November 27, 2009
The following post was submitted to Blogactiv by Kriton Arsenis MEP, member of the environment and fisheries committees, substitute on the development committe:
The leaders of the planet gather to decide upon humanity’s future this December in Copenhagen. After the nuclear threat of the Cold War it is the first time that the very existence of humanity is threatened. This time the threat is not about pressing the button that will ignite the first nuclear missile, but about the button we press everyday to turn on our lights, the engines of the industries and our cars. Since the industrial revolution our civilization has been based on increasing productivity which is itself based on increasing energy and resource consumption. The benefits are shared amongst the richest parts of our world, although the resources come from all over the planet. We now know that in this way we not only are depleting the planet’s invaluable, finite resources, but we are simultaneously altering the planet’s climate to a much less hospitable one, if hospitable at all. In many places of the world this is evident more and more everyday. Ironically enough this is the case in the parts of the world that have contributed the least to this madness. Today’s’ 20 million climate refuges are expected to grow up to 500 million by 2050 if inaction is the decision taken in Copenhagen. In Africa, every year, people have to walk more and more kilometres to find water, and wood to boil the water so that they can drink it. Kilimanjaro`s ice cap may have disappeared by 2020. All of Africa’s ice caps are melting away, draining out rivers and lakes. And there are not the only ones. The source of water for much of South America, the Andean ice caps are retreating very fast. In 2007 the Amazon River dried out for days, while Lake Titicaca is expected to dry out by 2050. What’s worst? The Himalayan glaciers, source of the Yangtze, Brahmaputra, Ganges, Huang Ho, Hindus, Mekong and Salween, that provide access to water for 22% of humanity are melting down fast.
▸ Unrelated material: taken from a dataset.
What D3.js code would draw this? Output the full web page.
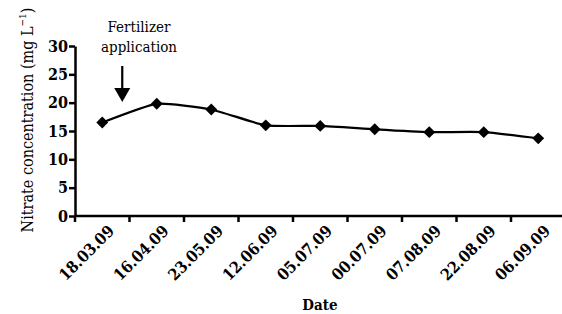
<!DOCTYPE html>
<html>
<head>
<meta charset="utf-8">
<script src="https://cdn.jsdelivr.net/npm/d3@7"></script>
</head>
<body style="margin:0;background:#fff">
<svg id="chart" style="display:block"></svg>
<script>
// sampling dates (as printed on the axis)
var dates = ["18.03.09", "16.04.09", "23.05.09", "12.06.09", "05.07.09",
             "00.07.09", "07.08.09", "22.08.09", "06.09.09"];
// nitrate concentration, mg L-1
var nitrate = [16.5, 19.8, 18.8, 16.0, 15.9, 15.3, 14.8, 14.8, 13.7];
var yTicks = [0, 5, 10, 15, 20, 25, 30];

var svgWidth = 562, svgHeight = 314;
var margin = {top: 46, left: 75, bottom: 98};
var serif = "'DejaVu Serif Condensed', 'DejaVu Serif', serif";

var svg = d3.select("#chart")
    .attr("width", svgWidth)
    .attr("height", svgHeight);

// scales
var xScale = d3.scaleBand()
    .domain(dates)
    .range([margin.left, margin.left + 9 * 54.5]);

var yScale = d3.scaleLinear()
    .domain([0, 30])
    .range([svgHeight - margin.bottom, margin.top]);

// y axis
var yAxis = svg.append("g")
    .attr("transform", "translate(" + margin.left + ",0)")
    .call(d3.axisLeft(yScale).tickValues(yTicks).tickSize(6).tickPadding(1).tickSizeOuter(0));
yAxis.attr("font-family", null);
yAxis.select(".domain").attr("stroke-width", 2.5);
yAxis.selectAll(".tick line").attr("stroke-width", 2.5);
yAxis.selectAll("text")
    .style("font-family", serif)
    .style("font-stretch", "condensed")
    .attr("font-size", 16)
    .attr("font-weight", "bold");

// x axis, ticks between categories
var xAxis = svg.append("g")
    .attr("transform", "translate(0," + yScale(0) + ")");
xAxis.append("line")
    .attr("x1", margin.left).attr("x2", svgWidth)
    .attr("y1", 0).attr("y2", 0)
    .attr("stroke", "#000").attr("stroke-width", 2.5);
xAxis.selectAll(".xtick")
    .data(dates)
    .enter()
    .append("line")
    .attr("class", "xtick")
    .attr("x1", function(d) { return xScale(d); })
    .attr("x2", function(d) { return xScale(d); })
    .attr("y1", 0).attr("y2", 6)
    .attr("stroke", "#000").attr("stroke-width", 2.5);
xAxis.selectAll(".xlabel")
    .data(dates)
    .enter()
    .append("text")
    .attr("class", "xlabel")
    .attr("text-anchor", "end")
    .attr("transform", function(d) {
      return "translate(" + (xScale(d) + xScale.bandwidth() / 2 + 13) + ",16) rotate(-45)";
    })
    .style("font-family", serif)
    .style("font-stretch", "condensed")
    .attr("font-size", 16)
    .attr("font-weight", "bold")
    .text(function(d) { return d; });

// line
var line = d3.line()
    .x(function(d, i) { return xScale(dates[i]) + xScale.bandwidth() / 2; })
    .y(function(d) { return yScale(d); })
    .curve(d3.curveCardinal.tension(0.5));

svg.append("path")
    .datum(nitrate)
    .attr("d", line)
    .attr("fill", "none")
    .attr("stroke", "#000")
    .attr("stroke-width", 2.2);

// diamond markers
svg.selectAll(".pt")
    .data(nitrate)
    .enter()
    .append("path")
    .attr("class", "pt")
    .attr("d", d3.symbol().type(d3.symbolDiamond2).size(90))
    .attr("transform", function(d, i) {
      return "translate(" + (xScale(dates[i]) + xScale.bandwidth() / 2) + "," + yScale(d) + ")";
    })
    .attr("fill", "#000");

// axis titles
var ytitle = svg.append("text")
    .attr("transform", "translate(33,120) rotate(-90)")
    .attr("text-anchor", "middle")
    .style("font-family", serif)
    .style("font-stretch", "condensed")
    .attr("font-size", 16);
ytitle.append("tspan").text("Nitrate concentration (mg L");
ytitle.append("tspan").attr("dy", -7).attr("font-size", 10).text("\u22121");
ytitle.append("tspan").attr("dy", 7).text(")");

svg.append("text")
    .attr("x", 320)
    .attr("y", 310)
    .attr("text-anchor", "middle")
    .style("font-family", serif)
    .style("font-stretch", "condensed")
    .attr("font-size", 15)
    .attr("font-weight", "bold")
    .text("Date");

// annotation
svg.selectAll(".note")
    .data(["Fertilizer", "application"])
    .enter()
    .append("text")
    .attr("class", "note")
    .attr("x", 139)
    .attr("y", function(d, i) { return 32 + i * 20; })
    .attr("text-anchor", "middle")
    .style("font-family", serif)
    .style("font-stretch", "condensed")
    .attr("font-size", 15)
    .text(function(d) { return d; });

var ax = xScale(dates[0]) + xScale.bandwidth() / 2 + 20;
svg.append("line")
    .attr("x1", ax).attr("x2", ax)
    .attr("y1", 66).attr("y2", 90)
    .attr("stroke", "#000").attr("stroke-width", 2.2);
svg.append("path")
    .attr("d", "M" + (ax - 8) + ",88L" + (ax + 8) + ",88L" + ax + ",102Z")
    .attr("fill", "#000");
</script>
</body>
</html>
We have a principle in the EU that is called “the polluter pays”. We, the developed world are by far the most important carbon polluters of this planet’s atmosphere. The whole of Africa contributes 3% to global carbon emissions. That’s about double the emissions of the island of Manhattan in New York. Approximately 100 billion Euros or 150 billion USD is our annual climate debt to the developing countries, in order to address their immediate needs. Yet, the US climate bill that was approved by the House of Representatives commits to no more that 2 billion USD of annual climate financing for developing countries. The EU has been more “generous” by committing to 2-15 billion Euros. Needless to say that more is needed.
Crucial for our civilization’s survival will be whether we will manage to reduce carbon concentration in the atmosphere through increasing the ecosystems carbon intake capacity, while gradually halting Greenhouse Gas emissions. Three times the amount of carbon in the atmosphere is deposited in the terrestrial ecosystems. Halting deforestation and promoting afforestation might prove to be the most significant pillar of mitigation. US bill commits to 5 billion USD annually for forests. The EU 0. The annual global needs are 17-33 billion USD and should be directed to developing countries.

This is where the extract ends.